Latency budget (order-of-magnitude)
| Segment | Typical range | Notes |
|---|---|---|
| Client preprocess | 0.5–5 s | Video dominates |
| Multipart upload | Depends on bandwidth | Parallel parts help |
complete gate | 1–4 s | Moderation API p95 |
| Queue + worker | 5–60+ s | Video length, pool saturation |
| Profile refetch | Next user action | No websocket in baseline |
Idempotency and duplicate processing
| Layer | Behavior |
|---|---|
| Kafka | At-least-once delivery possible |
| Worker | Same mediaId + deterministic keys → overwrite variants (last write wins) |
| API consumer | Blind UPDATE by mediaId — generally safe to replay |
| Missing idempotency key | Re-published events after manual fix may re-run FFmpeg unnecessarily |
Hardening options (not always present in v1): dedupe table keyed by (mediaId, processingVersion), outbox for publish-after-commit, processing_status enum on row (pending|ready|failed).

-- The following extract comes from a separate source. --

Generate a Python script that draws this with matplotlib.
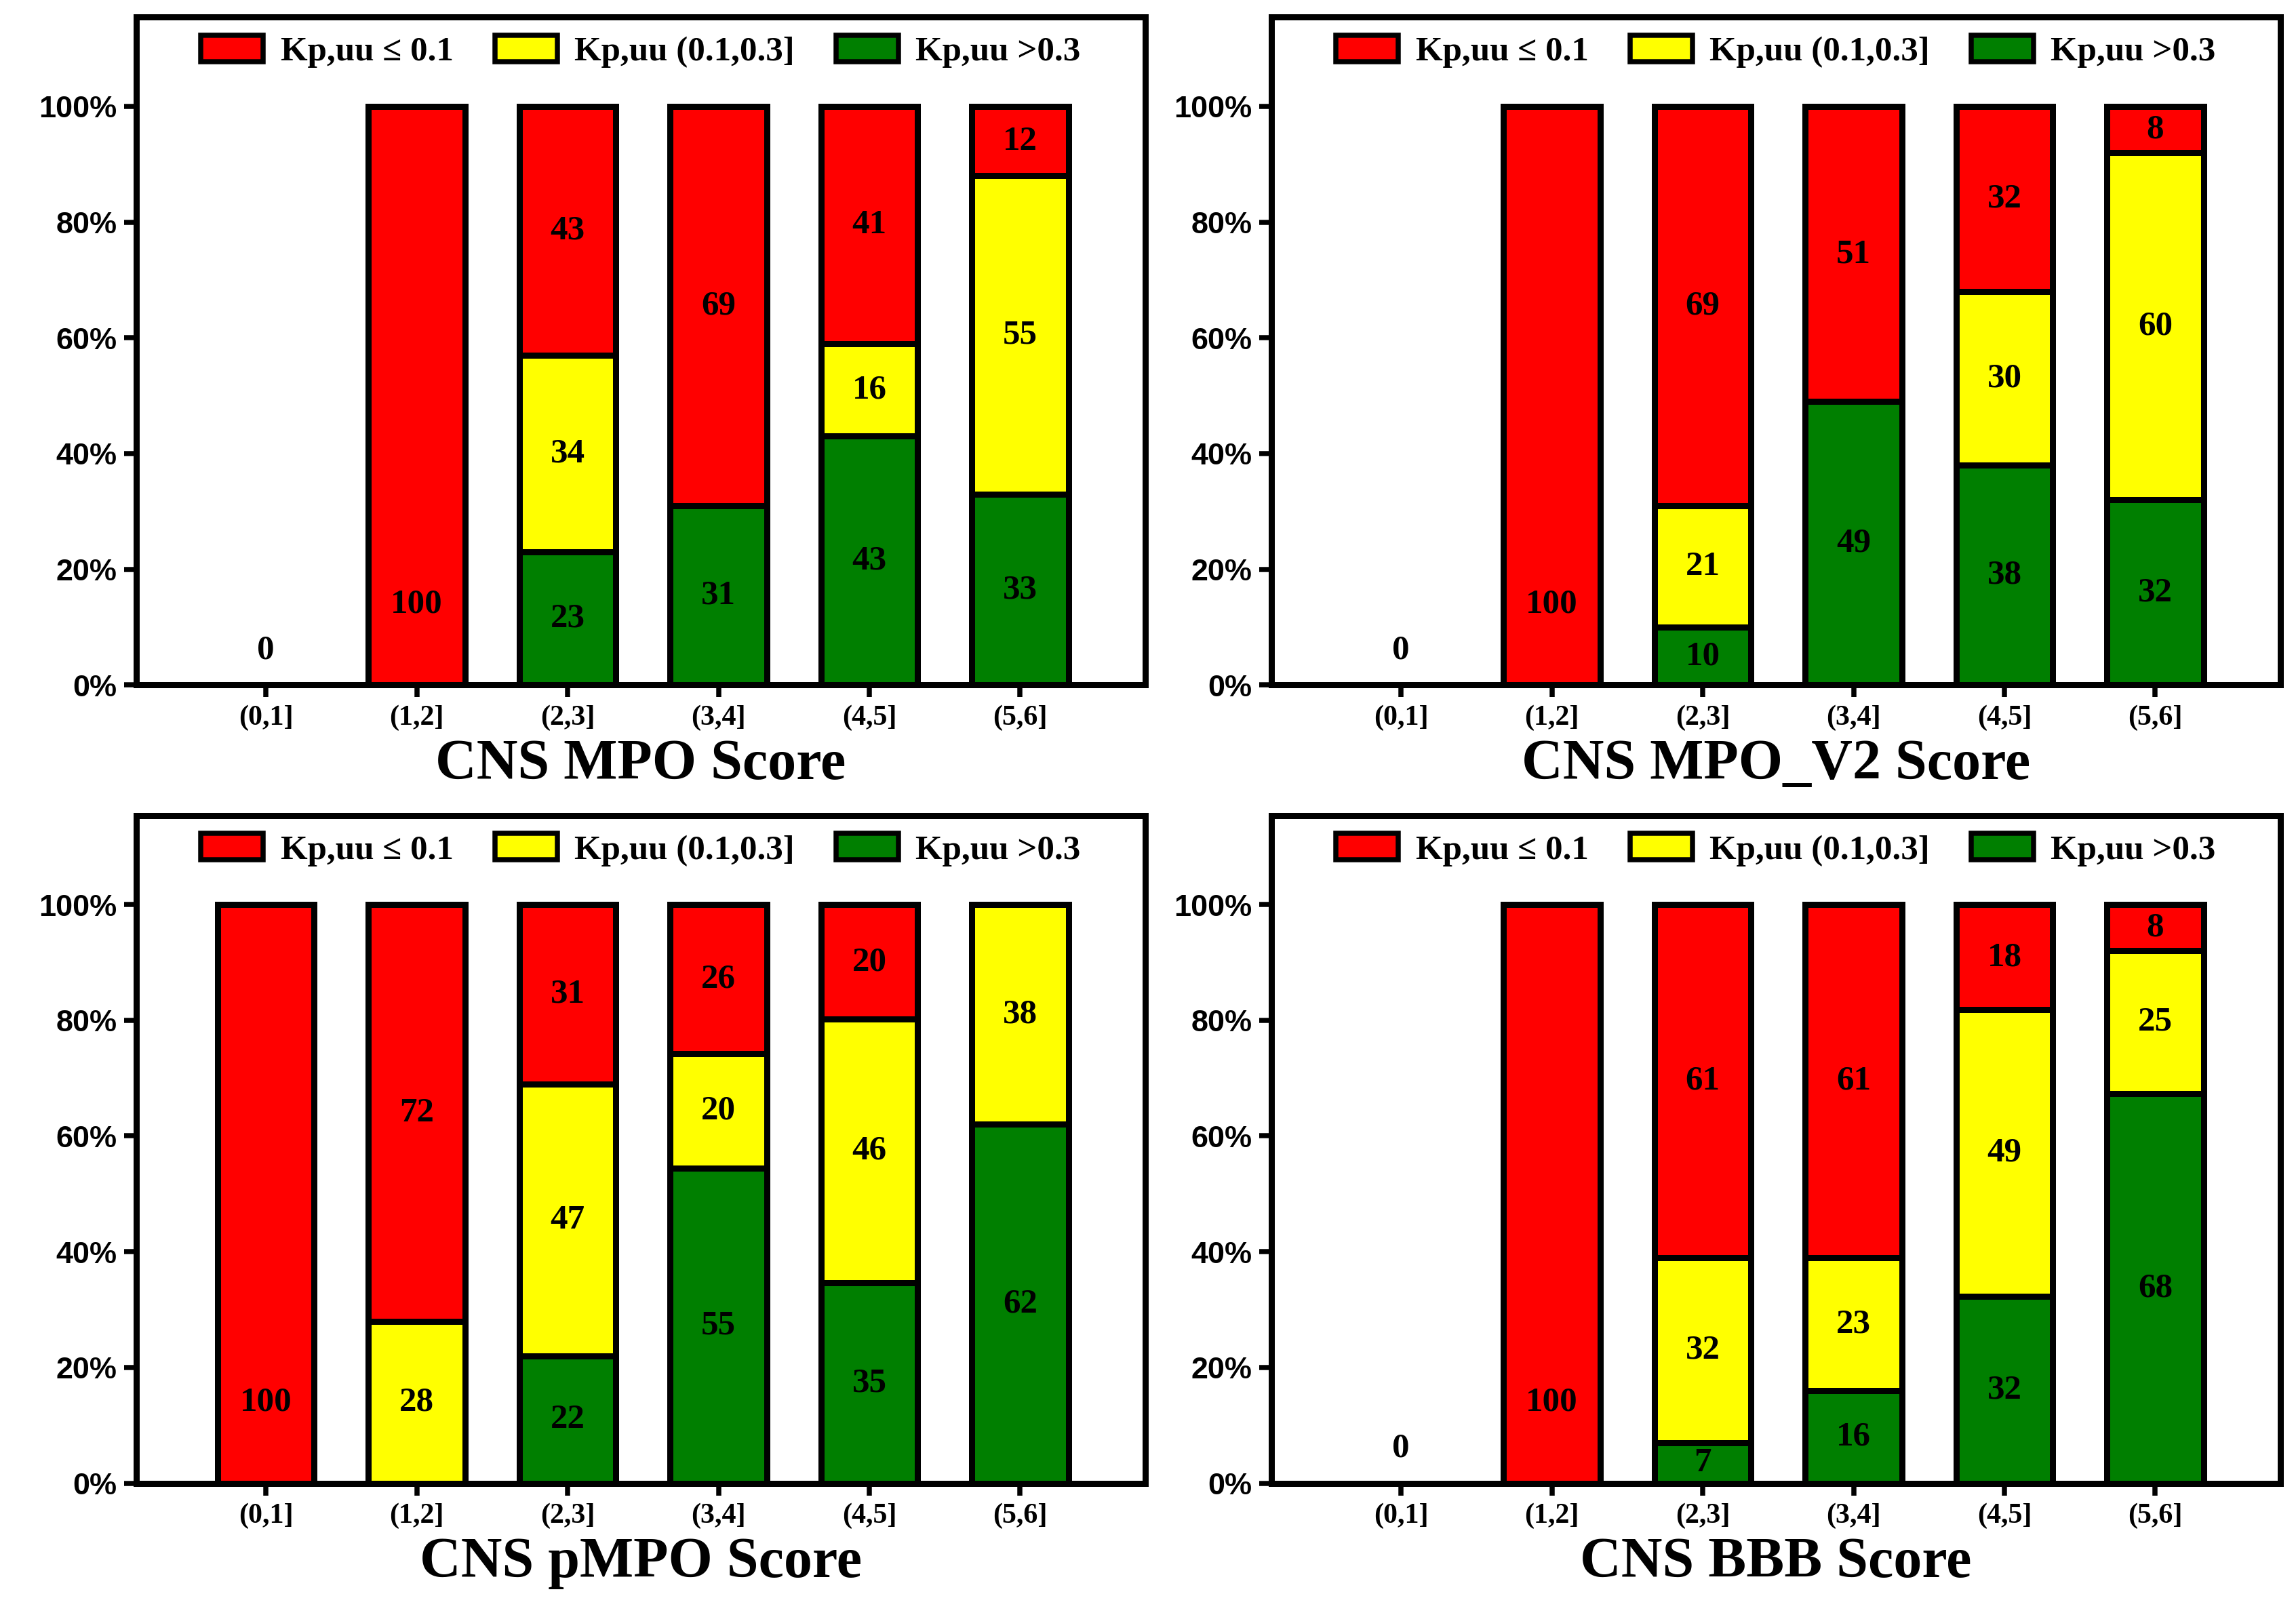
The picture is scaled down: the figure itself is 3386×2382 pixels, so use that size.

Observability checklist (pattern)
| Signal | Emitter | Use |
|---|---|---|
media_processing_seconds histogram | Worker | SLO, capacity planning |
media_processing_errors_total | Worker | Alert on rate |
active_jobs gauge | Worker | Autoscaling signal |
| Trace spans per stage | OpenTelemetry | Debug slow transcodes |
| Kafka consumer lag | Broker metrics | Backlog incidents |
| Upload 4xx by reason | API | Moderation vs validation split |